Newsflash! I don’t have a flat stomach!
This does not—and it bears repeating—this does not mean I am pregnant. It means I don’t have a flat stomach. Like most women.
(And even if I were pregnant, that’s none of your fracking business. Because you’re a complete stranger or someone I met three times, briefly, and haven’t seen in five years. And it’s not to cool to harass pregnant women in the first place. And yes, asking a complete stranger if you can touch her is harassment.)
Seriously. Don’t be an asshole. Don’t ask me, or anyone else, if we’re pregnant. Because it’s none of your business, and it’s RUDE. If I want you to know, I’ll, oh, I don’t know, tell you?
But I don’t want you to know. Because you aren’t a part of my life. So whether or not I am about to have a child is completely irrelevant to you. Why are you even asking?

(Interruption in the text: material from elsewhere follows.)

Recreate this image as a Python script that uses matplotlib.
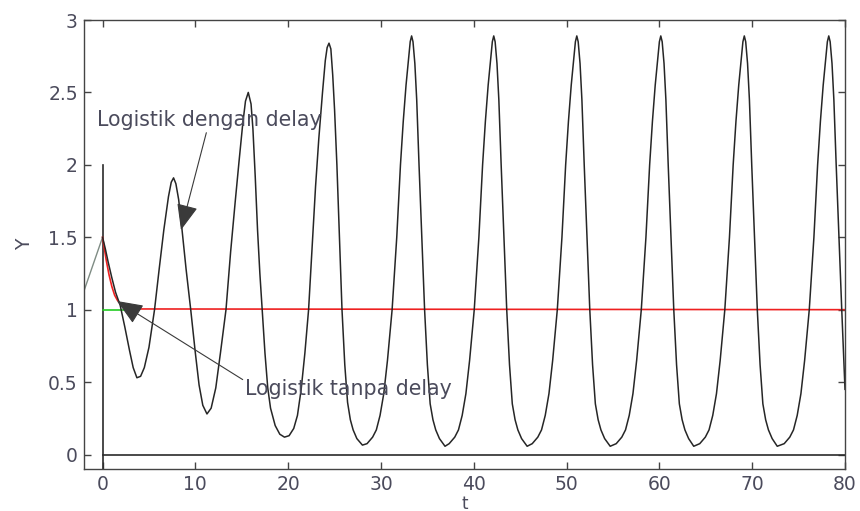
import matplotlib
matplotlib.use("Agg")
import matplotlib.pyplot as plt

# logistik dengan delay
t_delay = [0.0, 0.3, 0.6, 1.0, 1.4, 1.9, 2.4, 2.9, 3.3, 3.7, 4.1, 4.5, 5.0, 5.6, 6.1, 6.6, 7.1, 7.4, 7.65,
           7.9, 8.2, 8.55, 9.0, 9.5, 10.0, 10.4, 10.8, 11.25, 11.7, 12.2, 12.7, 13.3, 13.8, 14.3, 14.7,
           15.1, 15.4, 15.7, 16.0, 16.2, 16.45, 16.7, 16.95, 17.2, 17.5, 17.8, 18.1, 18.6, 19.1, 19.6,
           20.1, 20.6, 21.0, 21.4, 21.8, 22.2, 22.6, 22.95, 23.3, 23.7, 24.0, 24.2, 24.4, 24.6, 24.8,
           25.0, 25.25, 25.5, 25.8, 26.1, 26.4, 26.7, 27.0, 27.4, 28.0,
           28.5, 29.1, 29.5, 29.9, 30.3, 30.7, 31.2, 31.7, 32.1, 32.4, 32.7, 32.95, 33.15, 33.3,
           33.45, 33.65, 33.85, 34.1, 34.4, 34.7, 35.0, 35.3, 35.6, 35.9, 36.3, 36.9,
           37.35, 37.95, 38.35, 38.75, 39.15, 39.55, 40.05, 40.55, 40.95, 41.25, 41.55, 41.8, 42.0, 42.15,
           42.3, 42.5, 42.7, 42.95, 43.25, 43.55, 43.85, 44.15, 44.45, 44.75, 45.15, 45.75,
           46.3, 46.9, 47.3, 47.7, 48.1, 48.5, 49.0, 49.5, 49.9, 50.2, 50.5, 50.75, 50.95, 51.1,
           51.25, 51.45, 51.65, 51.9, 52.2, 52.5, 52.8, 53.1, 53.4, 53.7, 54.1, 54.7,
           55.35, 55.95, 56.35, 56.75, 57.15, 57.55, 58.05, 58.55, 58.95, 59.25, 59.55, 59.8, 60.0, 60.15,
           60.3, 60.5, 60.7, 60.95, 61.25, 61.55, 61.85, 62.15, 62.45, 62.75, 63.15, 63.7,
           64.35, 64.95, 65.35, 65.75, 66.15, 66.55, 67.05, 67.55, 67.95, 68.25, 68.55, 68.8, 69.0, 69.15,
           69.3, 69.5, 69.7, 69.95, 70.25, 70.55, 70.85, 71.15, 71.45, 71.75, 72.15, 72.7,
           73.45, 74.05, 74.45, 74.85, 75.25, 75.65, 76.15, 76.65, 77.05, 77.35, 77.65, 77.9, 78.1, 78.25,
           78.4, 78.6, 78.8, 79.05, 79.35, 79.65, 80.0]
y_delay = [1.50, 1.42, 1.33, 1.22, 1.12, 1.03, 0.88, 0.72, 0.60, 0.53, 0.54, 0.60, 0.74, 1.00, 1.28, 1.55, 1.78, 1.88, 1.91,
           1.87, 1.76, 1.56, 1.28, 1.00, 0.70, 0.48, 0.34, 0.28, 0.32, 0.46, 0.70, 1.00, 1.40, 1.75, 2.02,
           2.28, 2.44, 2.50, 2.42, 2.25, 1.92, 1.55, 1.25, 1.00, 0.70, 0.46, 0.32, 0.20, 0.14, 0.12,
           0.13, 0.18, 0.27, 0.45, 0.70, 1.00, 1.45, 1.85, 2.18, 2.50, 2.72, 2.81, 2.84, 2.80, 2.62,
           2.38, 2.00, 1.55, 1.00, 0.62, 0.36, 0.24, 0.17, 0.11, 0.065,
           0.075, 0.12, 0.17, 0.27, 0.42, 0.65, 1.00, 1.50, 2.00, 2.30, 2.55, 2.72, 2.85, 2.89,
           2.85, 2.70, 2.45, 2.00, 1.50, 1.00, 0.62, 0.35, 0.24, 0.17, 0.11, 0.057,
           0.075, 0.12, 0.17, 0.27, 0.42, 0.65, 1.00, 1.50, 2.00, 2.30, 2.55, 2.72, 2.85, 2.89,
           2.85, 2.70, 2.45, 2.00, 1.50, 1.00, 0.62, 0.35, 0.24, 0.17, 0.11, 0.057,
           0.075, 0.12, 0.17, 0.27, 0.42, 0.65, 1.00, 1.50, 2.00, 2.30, 2.55, 2.72, 2.85, 2.89,
           2.85, 2.70, 2.45, 2.00, 1.50, 1.00, 0.62, 0.35, 0.24, 0.17, 0.11, 0.057,
           0.075, 0.12, 0.17, 0.27, 0.42, 0.65, 1.00, 1.50, 2.00, 2.30, 2.55, 2.72, 2.85, 2.89,
           2.85, 2.70, 2.45, 2.00, 1.50, 1.00, 0.62, 0.35, 0.24, 0.17, 0.11, 0.057,
           0.075, 0.12, 0.17, 0.27, 0.42, 0.65, 1.00, 1.50, 2.00, 2.30, 2.55, 2.72, 2.85, 2.89,
           2.85, 2.70, 2.45, 2.00, 1.50, 1.00, 0.62, 0.35, 0.24, 0.17, 0.11, 0.057,
           0.075, 0.12, 0.17, 0.27, 0.42, 0.65, 1.00, 1.50, 2.00, 2.30, 2.55, 2.72, 2.85, 2.89,
           2.85, 2.70, 2.45, 2.00, 1.50, 1.00, 0.45]

# logistik tanpa delay
t_nodelay = [0.0, 0.2, 0.4, 0.7, 1.0, 1.3, 1.6, 2.0, 2.5, 3.0, 80.0]
y_nodelay = [1.50, 1.42, 1.34, 1.24, 1.16, 1.10, 1.065, 1.035, 1.015, 1.005, 1.0]

# short green segment and the grey history line
t_green = [0.0, 2.6]
y_green = [1.0, 1.0]
t_hist = [-2.0, 0.0]
y_hist = [1.13, 1.5]

xticks = [0, 10, 20, 30, 40, 50, 60, 70, 80]
yticks = [0, 0.5, 1, 1.5, 2, 2.5, 3]
ytick_labels = ["0", "0.5", "1", "1.5", "2", "2.5", "3"]

plt.rcParams['font.family'] = ['DejaVu Sans']
txt_col = '#4b4b5c'

fig = plt.figure(figsize=(8.6, 5.11), dpi=100)
ax = fig.add_axes([84 / 860, 1 - 469 / 511, 761 / 860, 449 / 511])

ax.plot([0, 0], [-0.2, 2.0], color='#2b2b2b', lw=1.2)
ax.plot([0, 80], [0, 0], color='#2b2b2b', lw=1.2)
ax.plot(t_hist, y_hist, color='#7f8c84', lw=1.0)
ax.plot(t_green, y_green, color='#22cc22', lw=1.2)
ax.plot(t_nodelay, y_nodelay, color='#ee2020', lw=1.2)
ax.plot(t_delay, y_delay, color='#262626', lw=1.1)

ax.set_xlim(-2, 80)
ax.set_ylim(-0.1, 3)
ax.set_xticks(xticks)
ax.set_yticks(yticks)
ax.set_yticklabels(ytick_labels)
ax.tick_params(direction='in', length=5, width=1, top=True, right=True,
               labelsize=13.5, labelcolor=txt_col, color='#444444')
ax.tick_params(axis='x', pad=4.5)
ax.tick_params(axis='y', pad=4.5)
for s in ax.spines.values():
    s.set_color('#444444')
    s.set_linewidth(1.0)

ax.set_xlabel('t', fontsize=12, color=txt_col, va='top')
ax.xaxis.set_label_coords(0.5, -0.057)
ax.set_ylabel('Y', fontsize=13.5, color=txt_col, labelpad=10)

ax.annotate('Logistik dengan delay', xy=(8.45, 1.55), xytext=(-0.6, 2.31),
            fontsize=14.8, color=txt_col, va='center', ha='left',
            arrowprops=dict(arrowstyle='-|>,head_length=1.1,head_width=0.45', color='#3a3a3a',
                            lw=0.8, shrinkA=0, shrinkB=0, relpos=(0.49, 0.0)))
ax.annotate('Logistik tanpa delay', xy=(1.55, 1.06), xytext=(15.4, 0.45),
            fontsize=14.8, color=txt_col, va='center', ha='left',
            arrowprops=dict(arrowstyle='-|>,head_length=1.1,head_width=0.45', color='#3a3a3a',
                            lw=0.8, shrinkA=0, shrinkB=0, relpos=(0.0, 0.9)))

fig.savefig('out.png', dpi=100)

Obviously this happened to me recently. I knew it was inevitable, but I hadn’t thought up a good response. I was at work when this woman I know tangentially from a job I had five years ago asked if I was “expecting,” so I just said “No, I’m not.”
The next time this happens—because there will be a next time, because people seem to think they can comment on women’s bodies with impunity—I will respond in one of several ways, depending on the phrasing.
“No, I’m just fat.”
“Oh, I was going to ask you the same question!” (Even if it’s a man. Especially if it’s a man.)
If someone asks “Are you expecting?” I will say something snarky like:
“Oh, I expect lots of things. I’m usually disappointed.”
Have you ever been asked if you were pregnant when you weren’t? How do you respond?